Houston, Part 2: Haptics with Dr. E.

Throwing back to my visit to Houston in September. I decided to go to the ol’ hometown when I did based partly on AIGA Houston‘s Design Week. A friend works with Plus Pool and mentioned that her colleagues would be there for a talk. The +Pool panel was late in the week but I had to return to Waco for the Arts Fest that I’d been helping with. So I went for a Monday night talk with designer Lana Rigsby and neuroscientist Dr. David Eagleman. I arrived at the Rice Media Center, after a wonderful and gossip-filled dinner with a college friend, not knowing what to expect.

What I found was: Haptics, aka touch, geared toward the designing audience. I am not “a designer” the way most people there were, but I have done some graphic design and most certainly appreciate good design (aka don’t get me started on bad industrial design, especially WRT sinks in museums and restaurants). Great content, from Dr. Eagleman especially. I was a little disappointed that each person had a part and they didn’t have any conversation between them. Rigsby essentially introduced a the story of publication collaboration with Eagleman (A Communicators Guide to the Neuroscience of Touch, copies were distributed of at the end of the program) and let him have the floor. He is an engaging and handsome speaker, who clearly knows his stuff. The talk was about a month before his new PBS show about the brain premiered but if you’re watched it, you probably know what I’m talking about.

Below are some scarcely edited notes and thoughts.

The big question for the book that Rigsby Hull and Eagleman made together: How do media shape messages?

Context: Skin is the largest organ in the body. Your finger can feel something that is a mere 75 nanometers wide, or 1/1000th of a human hair. According to Dr. E, “Our hands are some of the most metabolically expensive parts of the body.” Touch, playing, tickling, wrestling and cuddling are important parts of children’s development.

Embodied Cognition – our bodies take messages to our brains and the messages are certainly shaped by our bodies. It is easy to chalk all thought up to the brain, but what would our brains be if it weren’t for our bodies to hold them and feed them (food/energy and information).

Consider “Social Emotion” for example. Emotions that require other people in some way; like embarrassment, pride, envy, empathy. What would our lives, our thoughts, be like were it not for these emotions?

Haptic words- heavy, warm, soft (less capable), hard (unyielding but stable)

A study by Kraus, Huang, & Keltner released in 2010 looked at which NBA teams touched each other more in the 2008-09 season. They found that the touch-y teams did better as a team over the course of the season. I suspect they get into this in the study, but I’d think that teammates tend to touch each other more when they’re doing well. So which came first, the chicken or the egg? Are they touchy because they’re doing well or are they doing well because they’re touchy?

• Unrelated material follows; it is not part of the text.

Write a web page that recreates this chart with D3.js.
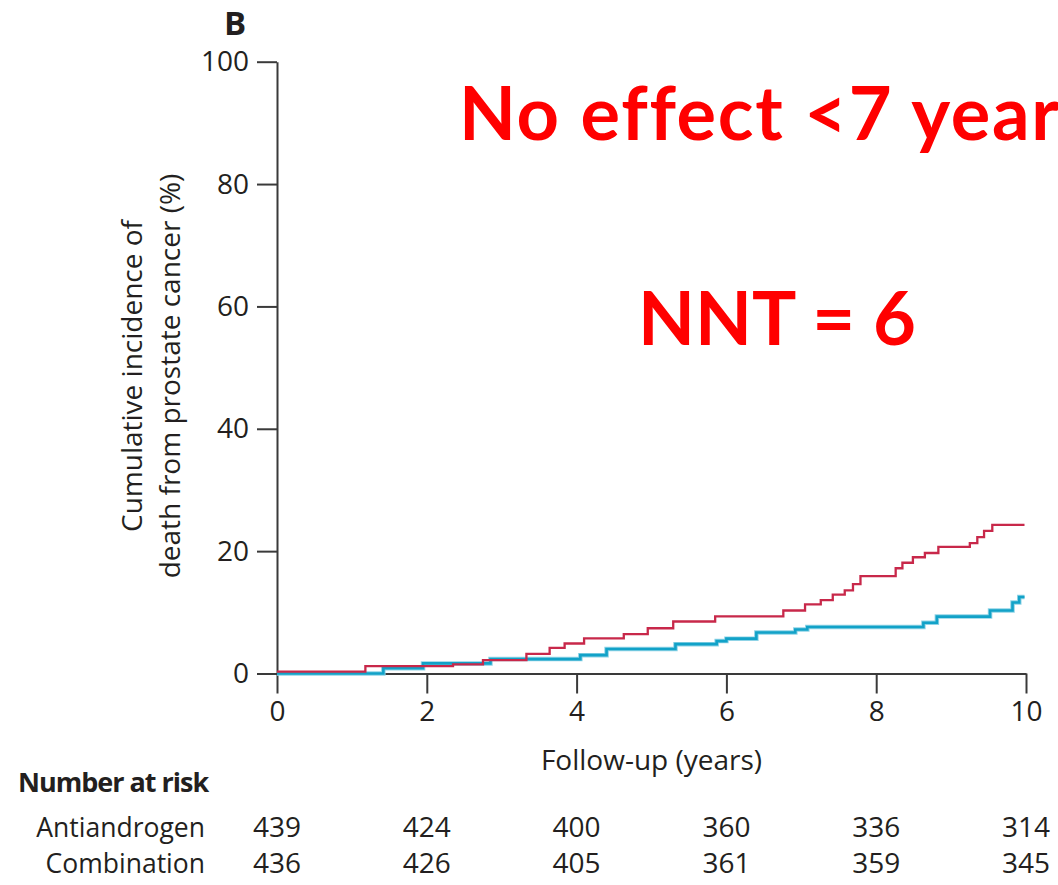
<!DOCTYPE html>
<html>
<head>
<meta charset="utf-8">
<script src="https://cdn.jsdelivr.net/npm/d3@7"></script>
<style>
  html, body { margin: 0; padding: 0; background: #fff; }
  svg { display: block; }
</style>
</head>
<body>
<svg id="chart" width="1058" height="885"></svg>
<script>
// ---- data ----
const xTicks = [0, 2, 4, 6, 8, 10];
const yTicks = [0, 20, 40, 60, 80, 100];

const antiTimes  = [0, 1.18, 2.35, 2.75, 3.33, 3.64, 3.84, 4.10, 4.63, 4.95, 5.29, 5.85, 6.76, 7.05, 7.26, 7.42, 7.58, 7.69, 7.79, 8.26, 8.35, 8.49, 8.65, 8.83, 9.25, 9.35, 9.44, 9.55, 9.98];
const antiValues = [0.3, 1.2, 1.5, 2.2, 3.2, 4.2, 4.9, 5.75, 6.45, 7.4, 8.5, 9.35, 10.3, 11.3, 12.0, 12.9, 13.6, 14.6, 15.9, 17.2, 18.1, 19.0, 19.7, 20.7, 21.3, 22.3, 23.3, 24.3, 24.3];

const comboTimes  = [0, 1.42, 1.95, 2.85, 4.05, 4.40, 5.32, 5.87, 6.0, 6.40, 6.92, 7.08, 8.63, 8.81, 9.52, 9.82, 9.91, 9.98];
const comboValues = [0, 0.85, 1.65, 2.35, 3.0, 4.0, 4.8, 5.3, 5.7, 6.7, 7.2, 7.6, 8.3, 9.3, 10.3, 11.6, 12.5, 12.5];

const groups = ["Antiandrogen", "Combination"];
const riskAnti  = [439, 424, 400, 360, 336, 314];
const riskCombo = [436, 426, 405, 361, 359, 345];

const panelLabel = "B";
const yTitle = ["Cumulative incidence of", "death from prostate cancer (%)"];
const xTitle = "Follow-up (years)";
const riskTitle = "Number at risk";
const note1 = "No effect <7 years";
const note2 = "NNT = 6";

// ---- drawing ----
const svg = d3.select("#chart");
const ink = "#231f20";
const font = "'Open Sans', 'Noto Sans', sans-serif";

const x = d3.scaleLinear().domain([0, 10]).range([277, 1026]);
const y = d3.scaleLinear().domain([0, 100]).range([673.5, 61.7]);

// axes
const gx = svg.append("g").attr("transform", `translate(0,${y(0)})`)
  .call(d3.axisBottom(x).tickValues(xTicks).tickSize(20).tickPadding(8).tickSizeOuter(0));
const gy = svg.append("g").attr("transform", `translate(${x(0)},0)`)
  .call(d3.axisLeft(y).tickValues(yTicks).tickSize(20).tickPadding(8).tickSizeOuter(0));
[gx, gy].forEach(g => {
  g.select(".domain").attr("stroke", "#3a3a3a").attr("stroke-width", 2);
  g.selectAll(".tick line").attr("stroke", "#3a3a3a").attr("stroke-width", 2);
  g.selectAll(".tick text").attr("fill", ink).style("font-family", font).style("font-size", "28px");
});

// curves
const line = d3.line().x(d => x(d[0])).y(d => y(d[1])).curve(d3.curveStepAfter);
const comboData = comboTimes.map((t, i) => [t, comboValues[i]]);
const antiData = antiTimes.map((t, i) => [t, antiValues[i]]);

svg.append("path").datum(comboData).attr("d", line)
  .attr("fill", "none").attr("stroke", "#8fd3e6").attr("stroke-width", 4.5);
svg.append("path").datum(comboData).attr("d", line)
  .attr("fill", "none").attr("stroke", "#12a2c8").attr("stroke-width", 2.6);
svg.append("path").datum(antiData).attr("d", line)
  .attr("fill", "none").attr("stroke", "#c8284a").attr("stroke-width", 2.3);

// panel label
svg.append("text").attr("x", 224).attr("y", 35).text(panelLabel)
  .attr("fill", ink).style("font-family", font).style("font-weight", 700).style("font-size", "33px");

// y title
const yt = svg.append("text").attr("transform", "translate(0,376) rotate(-90)")
  .attr("text-anchor", "middle").attr("fill", ink)
  .style("font-family", font).style("font-size", "28px");
yt.selectAll("tspan").data(yTitle).join("tspan")
  .attr("x", 0).attr("y", (d, i) => 142 + i * 38).text(d => d);

// x title
svg.append("text").attr("x", x(5)).attr("y", 770).attr("text-anchor", "middle")
  .attr("fill", ink).style("font-family", font).style("font-size", "28px").text(xTitle);

// risk table
svg.append("text").attr("x", 18).attr("y", 792).text(riskTitle)
  .attr("fill", ink).style("font-family", font).style("font-weight", 700)
  .style("font-size", "27px").style("letter-spacing", "-1px");
const rowY = d3.scalePoint().domain(groups).range([836.5, 872.5]);
svg.selectAll("text.grp").data(groups).join("text").attr("class", "grp")
  .attr("x", 205).attr("y", d => rowY(d)).attr("text-anchor", "end")
  .attr("fill", ink).style("font-family", font).style("font-size", "26.5px").text(d => d);
[riskAnti, riskCombo].forEach((arr, gi) => {
  svg.selectAll(`text.r${gi}`).data(arr).join("text").attr("class", `r${gi}`)
    .attr("x", (d, i) => x(xTicks[i])).attr("y", rowY(groups[gi]))
    .attr("text-anchor", "middle").attr("fill", ink)
    .style("font-family", font).style("font-size", "28px").text(d => d);
});

// red annotations
const n1 = svg.append("text").attr("x", 459).attr("y", 140).text(note1)
  .attr("fill", "#ff0000").style("font-family", "Lato, 'Open Sans', sans-serif")
  .style("font-weight", 700).style("font-size", "74px");
// widen spacing so that "No effect <7 yea" spans about 568px like the reference
try {
  const w16 = n1.node().getSubStringLength(0, 16);
  const ls = Math.max(0, (568 - w16) / 15);
  n1.style("letter-spacing", ls + "px");
} catch (e) {}
svg.append("text").attr("x", 638).attr("y", 345).text(note2)
  .attr("fill", "#ff0000").style("font-family", "Lato, 'Open Sans', sans-serif")
  .style("font-weight", 700).style("font-size", "74px");
</script>
</body>
</html>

“Seeing is believing but touch is the truth.” Thomas Fuller Gnomologia

Touch with regard to decision making: when shopping, consider the “endowment effect” and its mate “loss aversion.” You are more likely to buy something if you’ve touched it than if you haven’t. Once you have touched something, you have a harder time losing it, even if it was not really ever yours. Extrapolated in my mind to “If you’re broke, don’t shop and if you have to shop, don’t touch anything!”

According to one study (that Eagleman didn’t do himself and whose details I neglected to write down): all things being equal, you will judge someone more warmly if you’re holding a warm drink rather than a cold one – including your own family members. (Note to self, how best to encourage interviewers to drink warm coffee or tea when I’m there with them?)

A study by Davenport & Eagleman found that when the same information is presented on 3 media (tablet; thin, uncoated paper; thick, coated paper) people have a more favorable opinion of the info presented on the nice paper, and have a better recall of the information later.

One big connection for me with this topic is how much I want to touch art sometimes, though it’s generally not allowed in museums and galleries. if an artist really wanted people to connect to their work, they might consider letting the public truly connect with the work. See “Please Touch the Art.” and others, I’m none that I know of quite so up front about it as Jeppe Hein with that title.